I didn’t know what else to say. She put the thurible on the pew, and we shook hands and said goodbye. A kind of warmth, a feeling I hadn’t had for a while, went through me as I got in the car and began the drive to the top of the island. I was feeling Sister Alberta’s words as I drove up into the deep woods of big black pines with the sun peering down into the gaps, the cathedral-high spaces, and onto the brown pine-needle floor. A rinsed cloudless blue sky was visible above the jagged treetops, then it opened wide at the summit. I got out of the car, stepped across white limestone crags, and saw the view.
This is the highest peak on the Croatian islands. Vidova Gora. To the east the wide wooded land sloped down majestically to the sea. To my right, the west, the island of Šolta lay in a white-blue haze, and to the south, across a narrow channel, was the northern, sparsely habited coastline of Hvar. I stood on a rock that projected outwards into the abyss. On the right was the famous Zlatni Rat beach, the beach I hadn’t seen in all these years, and which had left me disappointed the first time. It pointed thinly out into the turquoise shallows of the sea where, farther out, yachts in the circumambient dark blue floated, not moving, like white flecks on a canvas. White plumes of motorboats tore up the dark channel behind. What looked like parachutists pulled by boats hung motionless in the air. A warm wind blew across the summit and down to the sea, and the white-hot sun was poised above Hvar, radiating upon the southern coast of Brač and on the beach. I stood there for a while taking in the view. The smell of pines came on the wind and cicadas clacked furiously from the trees. I hadn’t seen any pictures of Zlatni Rat from Vidova Gora before this moment, even though there are hundreds online, as I now know, but the view was a thrilling one for me, not only because it was a beautiful one but because it was verification of the aesthetic value of Zlatni Rat itself, that its fame was deserved, and that I was participating in its fame just by looking down at it from on high, from where it could really be appreciated, its physical properties experienced without contamination by the human element. Zlatni Rat looked better than I had expected, more than what I remembered. I wasn’t experiencing the loss of the creature, as Walker Percy described it, I was rediscovering it. And so I felt that even though I was high above Zlatni Rat, I was really on it, or inside it, inside the trueness of it.

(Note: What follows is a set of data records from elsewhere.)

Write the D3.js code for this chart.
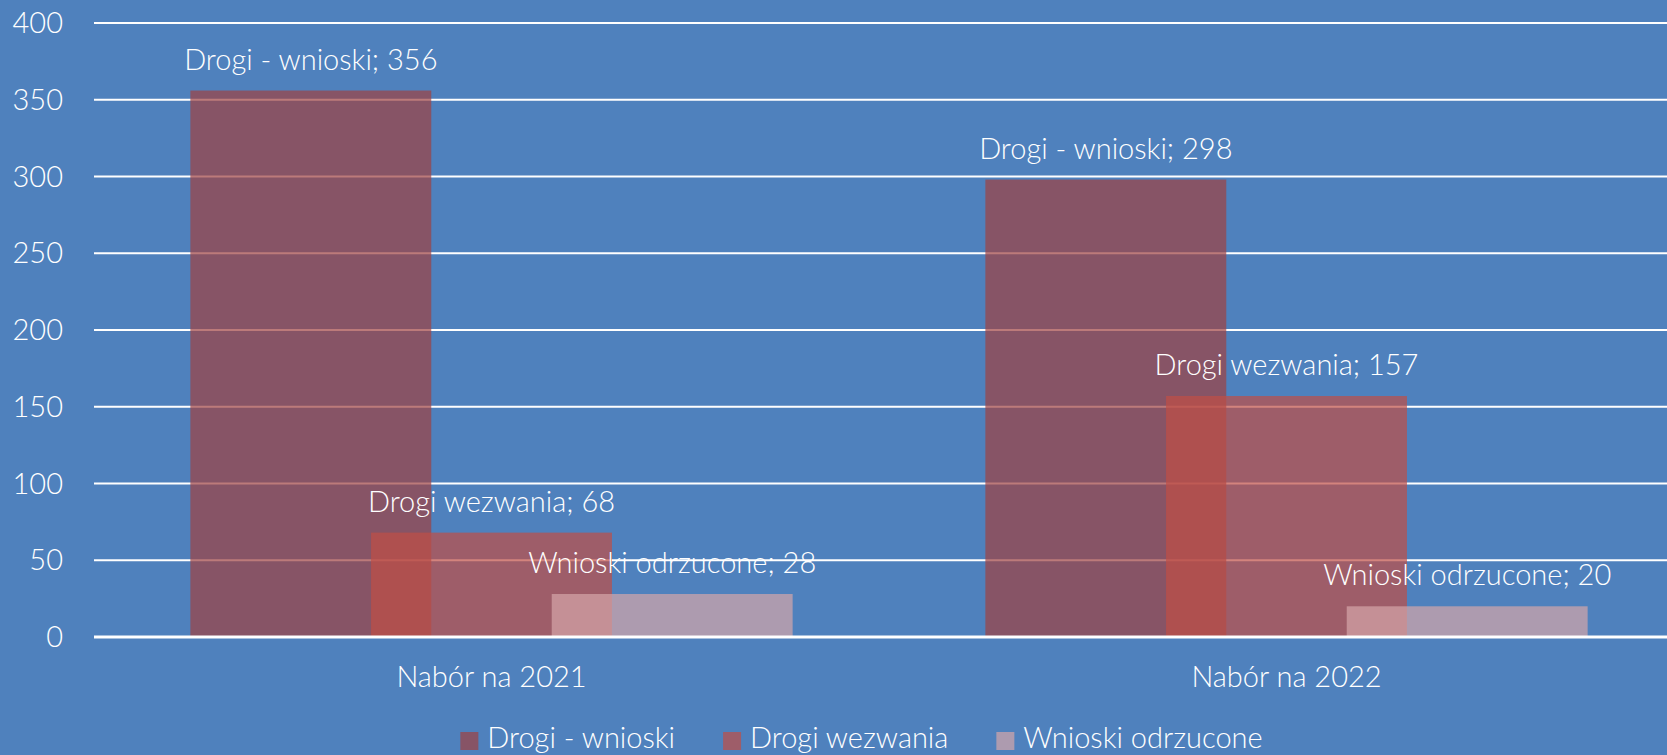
<!DOCTYPE html>
<html>
<head>
<meta charset="utf-8">
<script src="https://cdn.jsdelivr.net/npm/d3@7"></script>
<style>
    html, body { margin: 0; padding: 0; background: #4f81bd; overflow: hidden; }
    text { font-family: Lato, 'Open Sans', sans-serif; font-weight: 300; fill: #ffffff; }
</style>
</head>
<body>
<div id="chart"></div>
<script>
const categories = ['Nabór na 2021', 'Nabór na 2022'];
const seriesNames = ['Drogi - wnioski', 'Drogi wezwania', 'Wnioski odrzucone'];
const wnioski = [356, 298];
const wezwania = [68, 157];
const odrzucone = [28, 20];
const yTicks = [0, 50, 100, 150, 200, 250, 300, 350, 400];

const seriesValues = [wnioski, wezwania, odrzucone];
const colors = ['rgb(159,66,65)', 'rgb(192,78,70)', 'rgb(214,166,169)'];
const BAR_OPACITY = 0.7;

const width = 1667;
const height = 755;
const FONT = '29px';

// excel-like column layout: gap width and overlap as fractions of bar width
const GAP = 0.8;
const OVERLAP = 0.25;

const svg = d3.select('#chart').append('svg')
    .attr('width', width)
    .attr('height', height);

svg.append('rect')
    .attr('width', width)
    .attr('height', height)
    .attr('fill', '#4f81bd');

const x0 = d3.scaleBand()
    .domain(categories)
    .range([94, 1684])
    .padding(0);

const y = d3.scaleLinear()
    .domain([0, 400])
    .range([637, 23]);

const n = seriesNames.length;
const barW = x0.bandwidth() / (n - (n - 1) * OVERLAP + GAP);
const barX = (cat, i) => x0(cat) + (GAP * barW) / 2 + i * barW * (1 - OVERLAP);

// gridlines
svg.append('g')
    .selectAll('line')
    .data(yTicks.filter((t) => t > 0))
    .enter()
    .append('line')
    .attr('x1', 94)
    .attr('x2', width)
    .attr('y1', (d) => y(d))
    .attr('y2', (d) => y(d))
    .attr('stroke', '#ffffff')
    .attr('stroke-width', 2);

// y tick labels
svg.append('g')
    .selectAll('text')
    .data(yTicks)
    .enter()
    .append('text')
    .attr('x', 63)
    .attr('y', (d) => y(d) + 10)
    .attr('text-anchor', 'end')
    .style('font-size', FONT)
    .text((d) => d);

// bars, one group per series
seriesValues.forEach((vals, i) => {
    svg.append('g')
        .selectAll('rect')
        .data(categories.map((c, j) => ({ cat: c, value: vals[j] })))
        .enter()
        .append('rect')
        .attr('x', (d) => barX(d.cat, i))
        .attr('y', (d) => y(d.value))
        .attr('width', barW)
        .attr('height', (d) => y(0) - y(d.value))
        .attr('fill', colors[i])
        .attr('fill-opacity', BAR_OPACITY);
});

// baseline
svg.append('line')
    .attr('x1', 94)
    .attr('x2', width)
    .attr('y1', y(0))
    .attr('y2', y(0))
    .attr('stroke', '#ffffff')
    .attr('stroke-width', 3);

// data labels
seriesValues.forEach((vals, i) => {
    svg.append('g')
        .selectAll('text')
        .data(categories.map((c, j) => ({ cat: c, value: vals[j] })))
        .enter()
        .append('text')
        .attr('x', (d) => barX(d.cat, i) + barW / 2)
        .attr('y', (d) => y(d.value) - 21)
        .attr('text-anchor', 'middle')
        .style('font-size', FONT)
        .text((d) => `${seriesNames[i]}; ${d.value}`);
});

// category labels
svg.append('g')
    .selectAll('text')
    .data(categories)
    .enter()
    .append('text')
    .attr('x', (d) => x0(d) + x0.bandwidth() / 2)
    .attr('y', 687)
    .attr('text-anchor', 'middle')
    .style('font-size', FONT)
    .text((d) => d);

// legend
const legend = svg.append('g');
const items = seriesNames.map((name, i) => {
    const g = legend.append('g');
    g.append('rect')
        .attr('x', 0)
        .attr('y', 732)
        .attr('width', 18)
        .attr('height', 18)
        .attr('fill', colors[i])
        .attr('fill-opacity', BAR_OPACITY);
    const t = g.append('text')
        .attr('x', 27)
        .attr('y', 748)
        .style('font-size', FONT)
        .text(name);
    return { g, w: 27 + t.node().getComputedTextLength() };
});
const spacing = 48;
const total = items.reduce((acc, it) => acc + it.w, 0) + spacing * (items.length - 1);
let lx = 861.5 - total / 2;
items.forEach((it) => {
    it.g.attr('transform', `translate(${lx}, 0)`);
    lx += it.w + spacing;
});
</script>
</body>
</html>
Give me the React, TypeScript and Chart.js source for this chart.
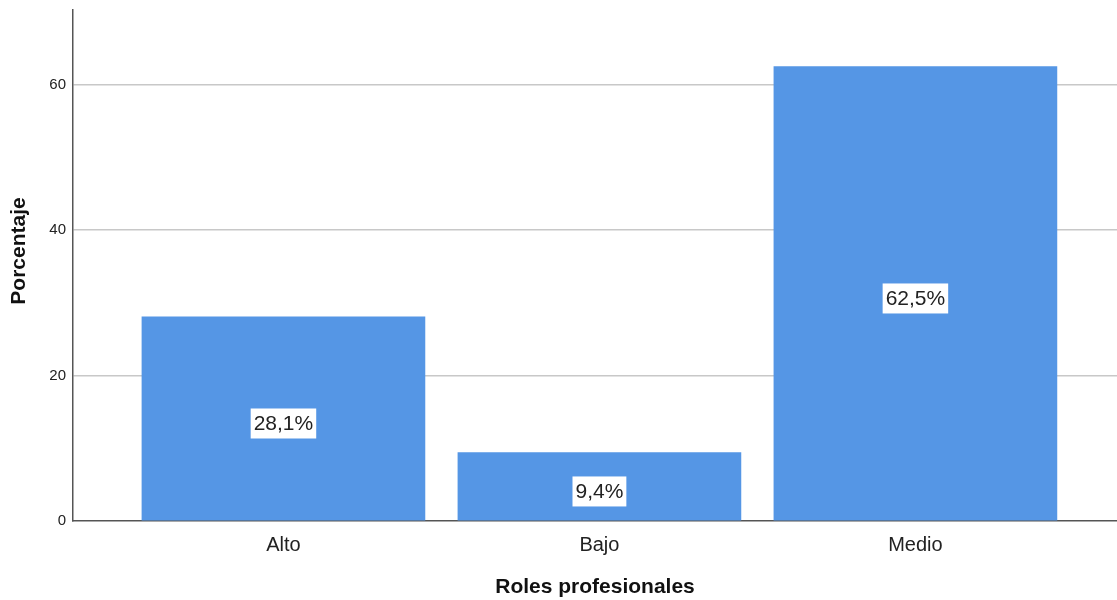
import React, { useEffect, useRef } from "react";
import { Chart, registerables } from "chart.js";

Chart.register(...registerables);

const categories = ["Alto", "Bajo", "Medio"];
const percentages = [28.1, 9.4, 62.5];
const valueLabels = ["28,1%", "9,4%", "62,5%"];
const yTicks = [0, 20, 40, 60];
const yTitle = "Porcentaje";
const xTitle = "Roles profesionales";

const FONT = "'Liberation Sans', Arial, sans-serif";

const barLabelPlugin = {
  id: "barLabels",
  afterDatasetsDraw(chart: any) {
    const ctx = chart.ctx;
    const meta = chart.getDatasetMeta(0);
    ctx.save();
    ctx.font = `21px ${FONT}`;
    ctx.textAlign = "center";
    ctx.textBaseline = "middle";
    meta.data.forEach((bar: any, i: number) => {
      const text = valueLabels[i];
      const cy = (bar.y + bar.base) / 2 + 5;
      const w = ctx.measureText(text).width + 6;
      const h = 30;
      ctx.fillStyle = "#ffffff";
      ctx.fillRect(bar.x - w / 2, cy - h / 2, w, h);
      ctx.fillStyle = "#222222";
      ctx.fillText(text, bar.x, cy + 1);
    });
    // y axis title
    ctx.save();
    ctx.translate(19, 251);
    ctx.rotate(-Math.PI / 2);
    ctx.font = `bold 21px ${FONT}`;
    ctx.fillStyle = "#111111";
    ctx.fillText(yTitle, 0, 0);
    ctx.restore();
    ctx.restore();
  },
};

export default function App() {
  const ref = useRef<HTMLCanvasElement>(null);
  useEffect(() => {
    document.body.style.margin = "0";
    const chart = new Chart(ref.current!, {
      type: "bar",
      data: {
        datasets: [
          {
            data: categories.map((c, i) => ({ x: i + 1, y: percentages[i] })),
            backgroundColor: "#5596e5",
            borderWidth: 0,
            barThickness: 283,
          },
        ],
      },
      options: {
        animation: false,
        responsive: false,
        maintainAspectRatio: false,
        layout: { padding: { top: 10, right: 0, left: 0, bottom: 0 } },
        plugins: { legend: { display: false }, tooltip: { enabled: false } },
        scales: {
          x: {
            type: "linear",
            offset: false,
            min: 0.334,
            max: 3.638,
            grid: { display: false, drawTicks: false, offset: false },
            border: { display: true, color: "#555555", width: 1.5 },
            afterBuildTicks: (s: any) => {
              s.ticks = categories.map((_, i) => ({ value: i + 1 }));
            },
            afterFit: (s: any) => {
              s.height = 79;
              s.paddingLeft = 0;
              s.paddingRight = 0;
            },
            ticks: {
              autoSkip: false,
              maxRotation: 0,
              padding: 12,
              color: "#222222",
              font: { family: FONT, size: 20 },
              callback: (v: any) => categories[Number(v) - 1] ?? "",
            },
            title: {
              display: true,
              text: xTitle,
              color: "#111111",
              font: { family: FONT, size: 21, weight: "bold" },
              padding: { top: 0, bottom: 0 },
            },
          },
          y: {
            min: 0,
            max: 70.3,
            afterBuildTicks: (s: any) => {
              s.ticks = yTicks.map((v) => ({ value: v }));
            },
            afterFit: (s: any) => {
              s.width = 73;
              s.paddingTop = 0;
              s.paddingBottom = 0;
            },
            grid: {
              drawTicks: false,
              color: (c: any) => (c.tick && c.tick.value === 0 ? "rgba(0,0,0,0)" : "#c8c8c8"),
              lineWidth: 1.5,
            },
            border: { display: true, color: "#555555", width: 1.5 },
            ticks: {
              padding: 7,
              color: "#222222",
              font: { family: FONT, size: 15 },
            },
            title: { display: false },
          },
        },
      },
      plugins: [barLabelPlugin],
    } as any);
    return () => chart.destroy();
  }, []);
  return <canvas ref={ref} width={1117} height={600} style={{ display: "block" }} />;
}
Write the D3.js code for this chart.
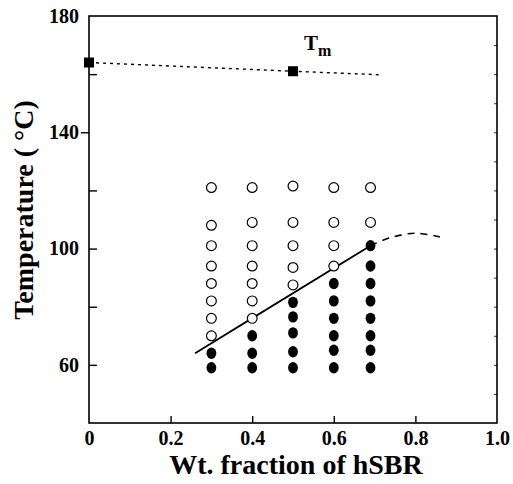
<!DOCTYPE html>
<html>
<head>
<meta charset="utf-8">
<script src="https://cdn.jsdelivr.net/npm/d3@7"></script>
<style>
  body { margin: 0; background: #fff; }
  svg text { font-family: "Liberation Serif", "Times New Roman", serif; font-weight: bold; }
</style>
</head>
<body>
<script>
// plot size and margins
var W = 513, H = 484;
var left = 89, top_ = 16, right = 16, bottom = 61;
var width = W - left - right, height = H - top_ - bottom;

// x ticks and y ticks
var xTicks = [0, 0.2, 0.4, 0.6, 0.8, 1.0];
var xTickLabels = ['0', '0.2', '0.4', '0.6', '0.8', '1.0'];
var yTicks = [60, 100, 140, 180];
var yMinor = [80, 120, 160];

// melting temperature line (Tm)
var tmX = [0, 0.5, 0.71];
var tmT = [164, 161, 159.8];
var tmSquareX = [0, 0.5];
var tmSquareT = [164, 161];

// open circles (fraction, temperature)
var openX = [0.3, 0.3, 0.3, 0.3, 0.3, 0.3, 0.3, 0.3,
             0.4, 0.4, 0.4, 0.4, 0.4, 0.4, 0.4,
             0.5, 0.5, 0.5, 0.5, 0.5,
             0.6, 0.6, 0.6, 0.6,
             0.69, 0.69];
var openT = [121, 108, 101, 94, 88, 82, 76, 70,
             121, 109, 101, 94, 88, 82, 76,
             121.5, 109, 101, 93.5, 87.5,
             121, 109, 101, 94,
             121, 109];

// filled circles
var filledX = [0.3, 0.3,
               0.4, 0.4, 0.4,
               0.5, 0.5, 0.5, 0.5, 0.5,
               0.6, 0.6, 0.6, 0.6, 0.6, 0.6,
               0.69, 0.69, 0.69, 0.69, 0.69, 0.69, 0.69, 0.69];
var filledT = [64, 59,
               70, 64, 59,
               81.5, 76.5, 71, 64.5, 59,
               88, 82, 76, 70, 65, 59,
               101, 94, 88, 82, 76, 70, 65, 59];

// solid boundary and dashed extension
var lineX = [0.26, 0.69];
var lineT = [64, 101];
var dashX = [0.69, 0.74, 0.8, 0.86];
var dashT = [101, 103.8, 105.3, 104];

var svg = d3.select('body').append('svg')
	.attr('width', W).attr('height', H);

var x = d3.scaleLinear().domain([0, 1]).range([left, left + width]);
var y = d3.scaleLinear().domain([40, 180]).range([top_ + height, top_]);

// frame
svg.append('rect')
	.attr('x', x(0)).attr('y', y(180))
	.attr('width', x(1) - x(0)).attr('height', y(40) - y(180))
	.attr('fill', 'none').attr('stroke', '#000').attr('stroke-width', 1.6);

// x axis: inward ticks, labels below
svg.append('g').attr('transform', 'translate(0,' + y(40) + ')')
	.call(d3.axisTop(x).tickValues([0.2, 0.4, 0.6, 0.8]).tickSize(7).tickFormat(''))
	.call(g => g.select('.domain').remove())
	.selectAll('line').attr('stroke-width', 1.4);

svg.append('g').attr('transform', 'translate(0,' + y(40) + ')')
	.call(d3.axisBottom(x).tickValues(xTicks).tickSize(0).tickPadding(8)
		.tickFormat((d, i) => xTickLabels[i]))
	.call(g => g.select('.domain').remove())
	.selectAll('text').attr('font-size', 20).attr('fill', '#000')
	.attr('font-family', '"Liberation Serif", serif').attr('font-weight', 'bold');

// y axis labels
svg.append('g').attr('transform', 'translate(' + x(0) + ',0)')
	.call(d3.axisLeft(y).tickValues(yTicks).tickSize(0).tickPadding(10))
	.call(g => g.select('.domain').remove())
	.selectAll('text').attr('font-size', 20).attr('fill', '#000')
	.attr('font-family', '"Liberation Serif", serif').attr('font-weight', 'bold');

// y ticks (inward, 140 outward like the scan)
svg.append('g').attr('transform', 'translate(' + x(0) + ',0)')
	.call(d3.axisRight(y).tickValues([60, 80, 100, 120, 160]).tickSize(8).tickFormat(''))
	.call(g => g.select('.domain').remove())
	.selectAll('line').attr('stroke-width', 1.4);
svg.append('g').attr('transform', 'translate(' + x(0) + ',0)')
	.call(d3.axisLeft(y).tickValues([140]).tickSize(8).tickFormat(''))
	.call(g => g.select('.domain').remove())
	.selectAll('line').attr('stroke-width', 1.4);

// small ticks on right side
svg.append('g').attr('transform', 'translate(' + x(1) + ',0)')
	.call(d3.axisLeft(y).tickValues(d3.range(50, 180, 10)).tickSize(3).tickFormat(''))
	.call(g => g.select('.domain').remove())
	.selectAll('line').attr('stroke-width', 0.8);

// axis titles
svg.append('text')
	.attr('x', 296).attr('y', 474)
	.attr('text-anchor', 'middle').attr('font-size', 28)
	.text('Wt. fraction of hSBR');

svg.append('text')
	.attr('transform', 'translate(33,' + 210 + ') rotate(-90)')
	.attr('text-anchor', 'middle').attr('font-size', 28)
	.text('Temperature ( \u00B0C)');

// Tm line
var line = d3.line().x(d => x(d[0])).y(d => y(d[1]));
svg.append('path')
	.attr('d', line(d3.zip(tmX, tmT)))
	.attr('fill', 'none').attr('stroke', '#000').attr('stroke-width', 1.4)
	.attr('stroke-dasharray', '3,4');

svg.selectAll('.tmsq').data(d3.zip(tmSquareX, tmSquareT)).enter()
	.append('rect').attr('class', 'tmsq')
	.attr('x', d => x(d[0]) - 5).attr('y', d => y(d[1]) - 5)
	.attr('width', 10).attr('height', 10).attr('fill', '#000');

var tm = svg.append('text').attr('x', 304).attr('y', 50).attr('font-size', 21);
tm.append('tspan').text('T');
tm.append('tspan').attr('font-size', 16).attr('dy', 6).text('m');

// boundary lines
svg.append('path')
	.attr('d', line(d3.zip(lineX, lineT)))
	.attr('fill', 'none').attr('stroke', '#000').attr('stroke-width', 1.8);

svg.append('path')
	.attr('d', line.curve(d3.curveCardinal)(d3.zip(dashX, dashT)))
	.attr('fill', 'none').attr('stroke', '#000').attr('stroke-width', 1.6)
	.attr('stroke-dasharray', '7,6');

// points
svg.selectAll('.open').data(d3.zip(openX, openT)).enter()
	.append('circle').attr('class', 'open')
	.attr('cx', d => x(d[0])).attr('cy', d => y(d[1])).attr('r', 4.9)
	.attr('fill', '#fff').attr('stroke', '#000').attr('stroke-width', 1.2);

svg.selectAll('.filled').data(d3.zip(filledX, filledT)).enter()
	.append('ellipse').attr('class', 'filled')
	.attr('cx', d => x(d[0])).attr('cy', d => y(d[1])).attr('rx', 4.9).attr('ry', 5.7)
	.attr('fill', '#000');
</script>
</body>
</html>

I got into my car and headed to the beach. The road eventually led me to Gornji Humac, which was asleep when I arrived—not a soul on its narrow streets, no voices from any of the windows. Even the restaurant, which was open for business, was empty, though there were still glowing embers on the stone slab of the oven. I ate at a gostionica down the highway, sitting on a terrace under a roof of dried palms and by a pool where thatches of lavender grew, and where bees and wasps droned. A mule stood sleepily in the shade of a field behind. On leaving, I tossed him an apple, which he grabbed with his big yellow teeth.
I drove on. I passed an enormous vineyard that went from the road to the summit of the hill, and then I descended sharp switchbacks until I reached Bol.
Bol is a small quaint fishing town on a little harbour facing west where boats are packed at the head and where ice cream stands, cafés and restaurants are packed with customers. In the evenings people sit there and watch the last rays of the sun sloping across the Hvar Channel.
I walked to the head of the harbour and then back again through the pine woods that surround Zlatni Rat. The Yugoslav-era hotel where we stayed in 1977 was still there, minus the picture of Tito. Sunlight slanted through the forest onto the brown pine-needled floor and the smell of the trees surrounded me. The laughter of kids playing on a bright yellow plastic network of slides and rafts rose from the water. Music, a hum of voices, more muted, came from farther off.
Zlatni Rat was below me. After all these years.
It curled to the right—a cream-coloured peninsula of stone shingles a few hundred metres long with a bright turquoise sea right around its sides and blue Hvar in the distance. A hot, tanned nude woman lay on the right, and another woman rose statuesquely out of the water like Ursula Andress without her white bathing suit and shells. On the beach now, I walked to its head. Tourists had gathered along both edges of the beach where it sloped to the water, but there was still room to lie down. Stone shingles crackled under my sandals. There were no cigarette butts or pieces of garbage on the clean white stones. At the tip of Zlatni Rat I lay down, twisting my back into the pebbles to create a hollow. The point of Zlatni Rat curved slightly to the right, but the form it took today might be different tomorrow because it was always changing, the sea constantly reshaping it. For a time, I don’t know how long, I lay there in a fjaka, drowsily hearing voices of Czechs and Hungarians and listening to the hiss of small waves on the pebbles and feeling the sun on my body. Later, I got up and walked down the slope to the water, the stones shifting and sinking under my feet, hard under my soles, and I slipped into the green water that was cool and fresh on my hot skin. Then I swam out towards the blue. Below were schools of small silver fish with black bands around the base of their tails like bowties, and then there was only deepening water. I swam farther out where the sea turned dark. A hundred metres out, the channel pushed strongly towards Bol. There at the edge of the blue current I looked at the island, at the rocky crest of Vidova Gora where I had stood earlier, the wide slopes of dry dark green vegetation through which the road cut like an incision, the town of Bol on my right, with its orange-tiled roofs and harbour of white boats—all of which reminded me of some other town I had already seen, a town that was familiar because of its design, like a morphological pattern in a tale I had grown used to, but a town that became new all over again since I had come to it from a different angle, through a new experience, and saw it fresh all over again. I hung there for a time hardly moving, floating, treading slowly on the channel. I was inside myself and I was looking at the scene. Then I left myself and became part of the scene around me, the blue water and bright light and the pleasant warm wind. It was a moment when I felt happy to be alive.